Plaintiff also claims that she can maintain an Equal-Protection claim against FCSB because of its “failure to properly train school employees.” However, she has failed to plead facts plausibly supporting this theory of liability.

Motion to strike

Plaintiff alleges that the purported Title IX violations led her to suffer various injuries, including “emotional distress, fear, anxiety, [and] trauma.” FCSB argues that those damages are “foreclosed by the U.S. Supreme Court’s decision in Cummings v. Premier Rehab Keller, P.L.L.C., 142 S. Ct. 1562 (2022).”

Because many courts have held that a motion to strike cannot be used to strike a demand for emotional damages and because plaintiff seeks emotional damages in many of her other claims, this court concludes that it would be premature at this stage to strike plaintiff’s request for emotional harm damages from Counts One and Two.

First Amendment retaliation

When plaintiff “spoke out” against sexual harassment she was experiencing, she was engaging in protected First Amendment activity. Second, she plausibly alleges retaliation; an administrator responding to a 12-year-old’s complaint of sexual harassment by conducting an investigation of a student’s scholastic history. Finally, plaintiff has adequately pleaded that A.F.’s inquiry into her past has a causal relationship to her protected First Amendment activity.

Plaintiff has also adequately pled that assistant principal S.T.’s question asking why she and her mother “were trying to ruin a young boy’s life” has a causal relationship to her protected First Amendment activity. Similarly, B.R. has sufficiently alleged that S.T. and P.A.H.’s instruction that she stay home from school has a causal relationship to her protected First Amendment activity.

Disparate treatment

Plaintiff has not adequately pleaded that she was treated differently from similarly situated students. Plaintiff has also not adequately pleaded that the individual school defendants had discriminatory animus towards her. Her Equal-Protection claim that is premised on allegations of disparate treatment is dismissed.

Substantive due process

Plaintiff’s only avenue to pleading a substantive-Due-Process violation is via the state-created danger theory. The state-created danger exception only applies “when the state affirmatively acts to create or increase the risk that resulted in the victim’s injury.” Here, however, plaintiff has not sufficiently alleged that the affirmative acts she identified “create[d] the direct danger that cause[d] [her] injury[,]” which dooms her state-created danger claim.

Remaining arguments

The individual school defendants are entitled to qualified immunity on plaintiff’s Equal-Protection claim premised on deliberate indifference to sexual harassment. In 2018, the Fourth Circuit held that a student’s right to be free from deliberate indifference to student-on-student sexual harassment was not clearly established.

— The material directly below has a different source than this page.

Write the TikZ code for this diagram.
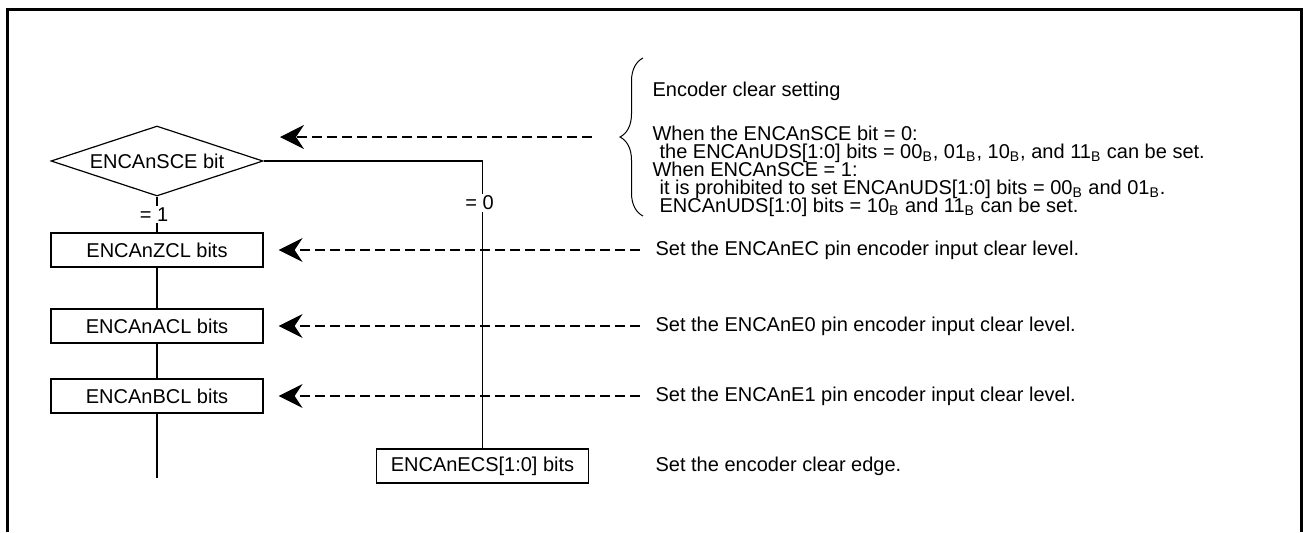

Regarding whether A.F., S.T. and P.A.H. are entitled to qualified immunity on plaintiff’s First Amendment retaliation claim, the court defers ruling until the record is more fully developed. Finally, the court defers ruling on whether the individual school defendants evidenced “some degree of care” as required to defeat a gross negligence claim.

FCSB’s partial motion to dismiss and partial motion to strike granted in part, denied in part. Individual school defendants’ motion to dismiss granted in part, denied in part.

B.R. v. F.C.S.B., Case No. 1:19-cv-917, March 10, 2023. EDVA at Alexandria (Alston). VLW 023-3-120. 46 pp.